A Manhattan federal judge declared a mistrial in the case against James and Anton Peraire-Bueno, the MIT-trained brothers accused of pulling off a 12-second Ethereum transaction that yielded $25 million. Jurors told the court the process had become an emotional strain. “We are unanimously of the belief that we are not making any progress,” they wrote, after describing tears and “multiple nights of sleeplessness.” US District Court Judge Jessica G. L. Clarke ended the four-week trial at 7 p.m., explaining, “There’s nothing in the note to indicate that if I hold them over until Monday, that anybody will change the result here,” before sending them home.
We saw how divided they were even outside the jury room. “We all did our best,” one male juror said. Another told a prosecutor, “There was markedly little debate about the facts,” adding, “It was understanding the law,” and, “Finding the appropriate standard was a struggle for us.”

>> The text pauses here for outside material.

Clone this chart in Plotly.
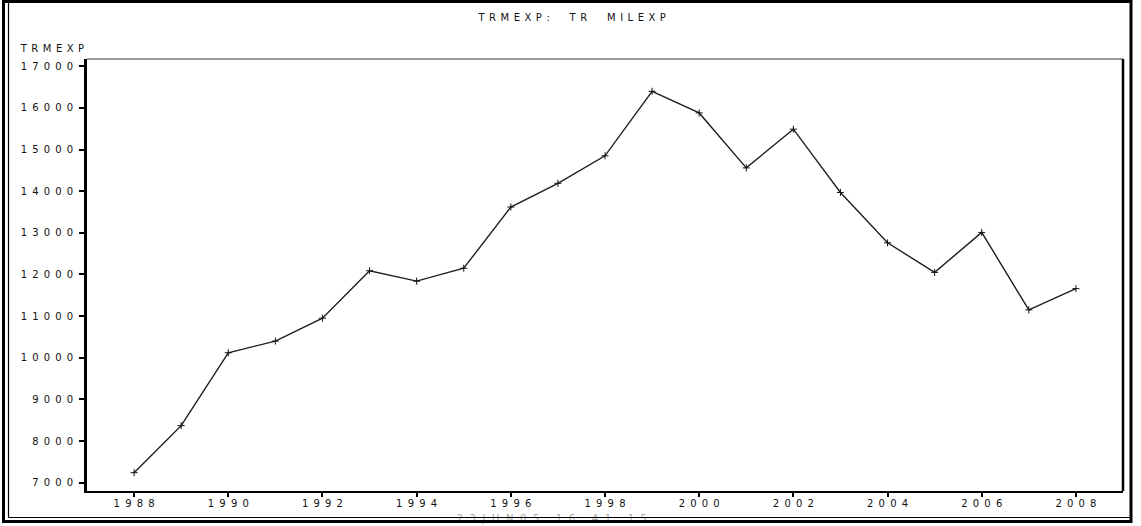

Prosecutors said the brothers staged a “first of its kind” heist by “poisoning” a proposed block with invalid zeros, letting them see and tamper with victims’ trades. The core message to jurors was simple: “There is no separate law about fraud on the blockchain,” Assistant US Attorney Danielle Marie Kudla argued. Whether on the phone, online, or on Ethereum, “You can’t tell a lie and deceive people to get their money.”
Defense lawyers told a different story. They said preprogrammed bots battled in a “brutally competitive” arena and that the brothers won fairly. “They took on risk and enjoyed tremendous success,” Daniel Nathan Marx said. “They should be celebrated, not villainized by the prosecution.” In earlier filings, the team warned against criminalizing network behavior: “The indictment is an audacious attempt by the United States government to regulate, for the first time and through criminal prosecution, the duties and interactions of the Ethereum Network — a decentralized, trustless system that uses economic incentives to drive behavior and relies on consensus to effect changes,”
The deadlock marks the third failure this year for high-profile digital-asset prosecutions in Manhattan, even as the DOJ touts wins such as a $15 billion bitcoin forfeiture in Brooklyn. Prosecutors have not said if they will retry the brothers. For now, they walk out with their families, while the government weighs whether this fight over code, markets, and fraud standards starts again.